The event will consist of an open discussion on the upcoming Digital Services Act package and how to regulate large platforms acting as gatekeepers with our distinguished speakers:
- Mr Werner Stengg, Cabinet Member, EVP Margrethe Vestager, European Commission:
- Ms Stéphanie Yon-Courtin MEP (Renew/FR), ECON Vice-Chair and IMCO Member, European Parliament;
- Mr Robert Dehm, Digital Policy and Telecommunication Counsellor, German Presidency of the Council of the European Union;
- Mr Carel Maske, Director, Competition, Microsoft;
- Mr Fadhel Lakhoua, Director, Regulatory Affairs, Orange.
The debate will be moderated by Philippe Defraigne, Director, Cullen International.
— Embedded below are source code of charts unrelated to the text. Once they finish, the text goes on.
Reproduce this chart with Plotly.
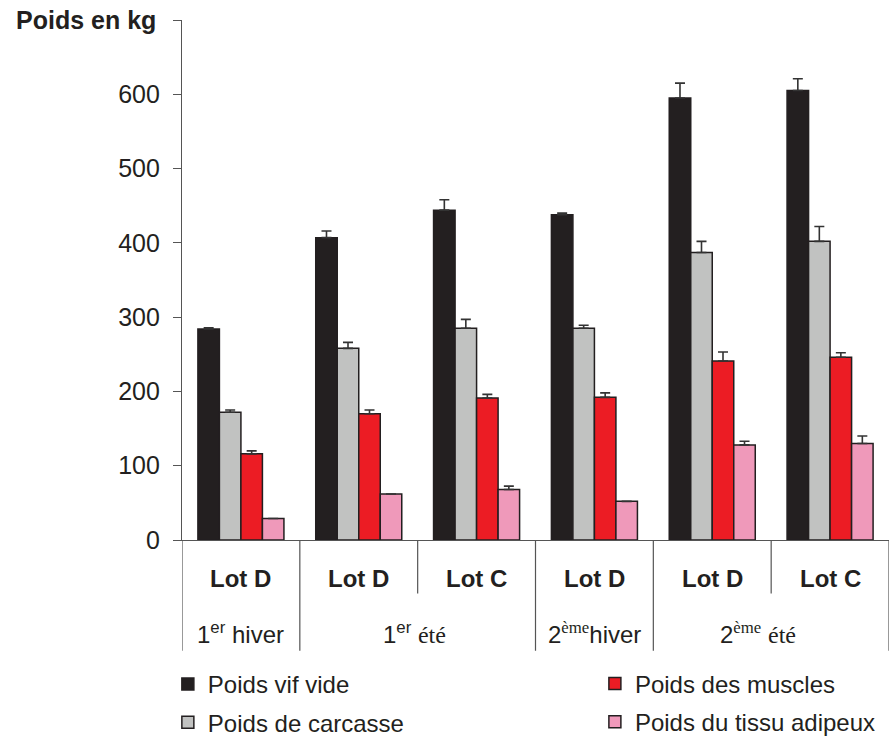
import plotly.graph_objects as go

# Groups along the x axis
lots = ["Lot D", "Lot D", "Lot C", "Lot D", "Lot D", "Lot C"]
seasons = ["1<sup>er</sup> hiver",
           "1<sup>er</sup> <span style='font-family:Liberation Serif'>été</span>",
           "2<sup><span style='font-family:Liberation Serif'>ème</span></sup>hiver",
           "2<sup><span style='font-family:Liberation Serif'>ème</span></sup> <span style='font-family:Liberation Serif'>été</span>"]
season_pos = [0, 1.47, 3, 4.39]

# Weights (kg) and upper error bars
vif = [284, 407, 444, 438, 595, 605]
vif_err = [1.5, 9, 14, 2, 20, 16]
carcasse = [172, 258, 285, 285, 387, 402]
carcasse_err = [3, 8, 12, 4, 15, 20]
muscles = [116, 170, 191, 192, 241, 246]
muscles_err = [4, 5, 5, 6, 12, 6]
adipeux = [29, 62, 68, 52, 128, 130]
adipeux_err = [0, 0, 4.5, 0, 5, 10]

y_ticks = [0, 100, 200, 300, 400, 500, 600, 700]
y_ticktext = ["0", "100", "200", "300", "400", "500", "600", ""]

INK = "#231f20"
x = list(range(len(lots)))

series = [
    ("Poids vif vide", vif, vif_err, "#231f20", "legend", 1),
    ("Poids de carcasse", carcasse, carcasse_err, "#c1c2c1", "legend", 2),
    ("Poids des muscles", muscles, muscles_err, "#ec1c24", "legend2", 1),
    ("Poids du tissu adipeux", adipeux, adipeux_err, "#ef99ba", "legend2", 2),
]

fig = go.Figure()
for name, vals, errs, col, leg, rank in series:
    fig.add_trace(go.Bar(
        x=x, y=vals, name=name, legend=leg, legendgroup=name, legendrank=rank,
        marker=dict(color=col, line=dict(color=INK, width=1.5)),
        error_y=dict(type="data", symmetric=False, array=errs,
                     arrayminus=[0] * len(errs), color="#333333",
                     thickness=1.6, width=5),
    ))

# Table lines under the x axis
full_lines = [-0.5, 0.5, 2.5, 3.5, 5.5]
short_lines = [1.5, 4.5]
shapes = []
for xv in full_lines:
    shapes.append(dict(type="line", xref="x", yref="paper", x0=xv, x1=xv,
                       y0=0, y1=-0.213, line=dict(color="#555555", width=1.2)))
for xv in short_lines:
    shapes.append(dict(type="line", xref="x", yref="paper", x0=xv, x1=xv,
                       y0=0, y1=-0.103, line=dict(color="#555555", width=1.2)))

annotations = []
for i, lot in enumerate(lots):
    annotations.append(dict(x=i, y=-0.074, xref="x", yref="paper",
                            text="<b>%s</b>" % lot, showarrow=False,
                            font=dict(size=24, color=INK), yanchor="middle"))
for pos, s in zip(season_pos, seasons):
    annotations.append(dict(x=pos, y=-0.178, xref="x", yref="paper",
                            text=s, showarrow=False,
                            font=dict(size=24, color=INK), yanchor="middle"))
annotations.append(dict(x=-0.2376, y=1.0, xref="paper", yref="paper",
                        text="<b>Poids en kg</b>", showarrow=False,
                        xanchor="left", yanchor="middle",
                        font=dict(size=25, color=INK)))

fig.update_layout(
    width=895, height=738,
    margin=dict(l=182, r=6, t=20, b=198, autoexpand=False),
    paper_bgcolor="white", plot_bgcolor="white",
    font=dict(family="Liberation Sans, Arial, sans-serif", color=INK),
    barmode="group", bargap=0.27, bargroupgap=0,
    showlegend=True,
    legend=dict(x=-0.02, y=-0.2346, xanchor="left", yanchor="top",
                orientation="v", font=dict(size=24, color=INK),
                tracegroupgap=4, bgcolor="rgba(0,0,0,0)"),
    legend2=dict(x=0.584, y=-0.2336, xanchor="left", yanchor="top",
                 orientation="v", font=dict(size=24, color=INK),
                 tracegroupgap=4, bgcolor="rgba(0,0,0,0)"),
    xaxis=dict(range=[-0.5, 5.5], showticklabels=False, ticks="",
               showgrid=False, zeroline=False, showline=True,
               linecolor="#555555", linewidth=1.2),
    yaxis=dict(range=[0, 700], tickvals=y_ticks, ticktext=y_ticktext,
               ticks="outside", ticklen=8, tickwidth=1.2, tickcolor="#555555",
               showgrid=False, zeroline=False, showline=True,
               linecolor="#555555", linewidth=1.2,
               tickfont=dict(size=25, color=INK), ticklabelstandoff=8),
    shapes=shapes,
    annotations=annotations,
)

fig.write_html("out.html")
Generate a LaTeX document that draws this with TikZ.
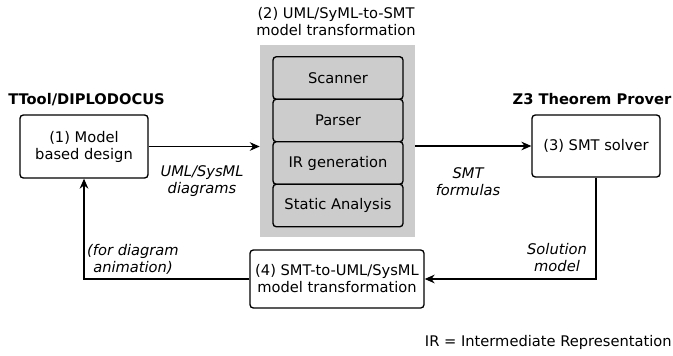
\documentclass[tikz,border=0pt]{standalone}
\usepackage{fontspec}
\setmainfont{DejaVu Sans}
\usetikzlibrary{arrows.meta}

\begin{document}
\begin{tikzpicture}[x=0.75pt,y=-0.75pt,
    font=\fontsize{11}{12.75}\selectfont,
    box/.style={draw,line width=1pt,rounded corners=2.5pt,align=center,inner sep=0pt},
    stage/.style={box,fill=black!20,minimum width=97.5pt,minimum height=31.9pt},
    lbl/.style={align=center,inner sep=0pt,font=\fontsize{11}{12.75}\selectfont\itshape},
    tool/.style={inner sep=0pt,anchor=base,font=\fontsize{11}{12.75}\selectfont\bfseries},
    conn/.style={line width=0.9pt},
    arr/.style={conn,-{Stealth[length=7.5pt,width=6.5pt]}}]
      \useasboundingbox (0,0) rectangle (673,356);
      \node[tool] (ttool) at (86.5,104) {TTool/DIPLODOCUS};
      \node[tool] (z3) at (592,104) {Z3 Theorem Prover};
      \node[box,minimum width=96pt,minimum height=47.25pt] (design) at (84,146.5) {(1) Model\\based design};
      \node[fill=black!20,minimum width=116.25pt,minimum height=144pt,inner sep=0pt] (transf) at (337.5,141) {};
      \node[align=center,inner sep=0pt] (transftitle) at (336,22) {(2) UML/SyML-to-SMT\\model transformation};
      \node[stage] (scanner) at (338,78) {Scanner};
      \node[stage] (parser) at (338,120.5) {Parser};
      \node[stage] (irgen) at (338,163) {IR generation};
      \node[stage] (analysis) at (338,205.5) {Static Analysis};
      \node[box,minimum width=96pt,minimum height=46.5pt] (solver) at (596,146) {(3) SMT solver};
      \node[box,minimum width=130.5pt,minimum height=43.5pt] (back) at (337,279) {(4) SMT-to-UML/SysML\\model transformation};
      \node[lbl] (diagrams) at (202,181) {UML/SysML\\diagrams};
      \node[lbl] (formulas) at (468,182) {SMT\\formulas};
      \node[lbl] (solution) at (557,258) {Solution\\model};
      \node[lbl] (animation) at (133,259) {(for diagram\\animation)};
      \node[inner sep=0pt,anchor=base east] (irnote) at (672,346) {IR = Intermediate Representation};
      \draw[arr] (design.east) -- (design.east -| transf.west);
      \draw[arr] (transf.east |- solver.west) -- (solver.west);
      \draw[arr] (solver.south) |- (back.east);
      \draw[arr] (back.west) -| (design.south);
\end{tikzpicture}
\end{document}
This is a public event, the Chatham House Rule will not apply.
About the debate
Under the second priority of the President von der Leyen-led European Commission’s ‘A Europe fit for the digital age’, at the beginning of this year, the EU executive body has started the elaboration of a new legislative action with the principal aims of reinforcing the EU single market for digital services, fostering innovation and enhancing competitiveness of the European online environment. Described as Europe’s first large overhaul of the approach to regulating the European online space for two decades, the Digital Services Act package is largely focused on online services, such as search engines, social media and e-commerce platforms. Those platforms have emerged as crucial actors of the digital transition, not only in terms of innovation and economic growth, but also for their societal effects and impacts on the European rule of law and democracy.
Some of them have developed a gatekeeping role over the years which can question consumers’ choice, or EU innovation and competitiveness and which raises the issue about how can we ensure that the digital economy remains fair and contestable. While competition law can address some of the concerns as shown by past decisions, there is a growing trend arguing in favour of imposing additional specific rules to efficiently tackle structural competition problems exerted by large digital platforms acting as gatekeepers. While such an issue is structuring for the future of the internal market it also is complex: there is a need for new rules but for who, on what and how?
These are the questions addressed by the Digital Services Act and by the New Competition Tool Commission initiative. The European Parliament is adopting its reports on the very matters paving the way for a better framing of the responsibilities of gatekeepers. Similarly the European Council in its 1 and 2 October meeting conclusions called for an update of competition law and for exploring the possibility of adopting rules on the systemic role and responsibilities of online platforms with significant network effects. Finally, numerous stakeholders answered the Commission’s consultations, including platforms and telecom operators. Among them, Orange has emphasised that it is essential to ensure that the online world remains competitive and contestable.
The reform of the EU rules applicable to European online space, with special regard to large platforms acting as gatekeepers, will have to take into consideration the current state of play of the digital single market and its possible evolutions. It should also take into consideration the impacts of any new rules on the various actors of the digital economy, and, as a result, to what extent Europe will be able to strengthen its competitiveness and digital sovereignty and set both internal and global standards on such a structuring initiative.
This is a public event, hence the Chatham House Rule will not apply.
The audience will be able to ask questions during both the discussion and the Q&A session through sli.do #Gatekeepers
Please specify, whenever possible, to which speaker you wish to address the question. Questions without this specification will be intended as to be addressed to the panel as a whole.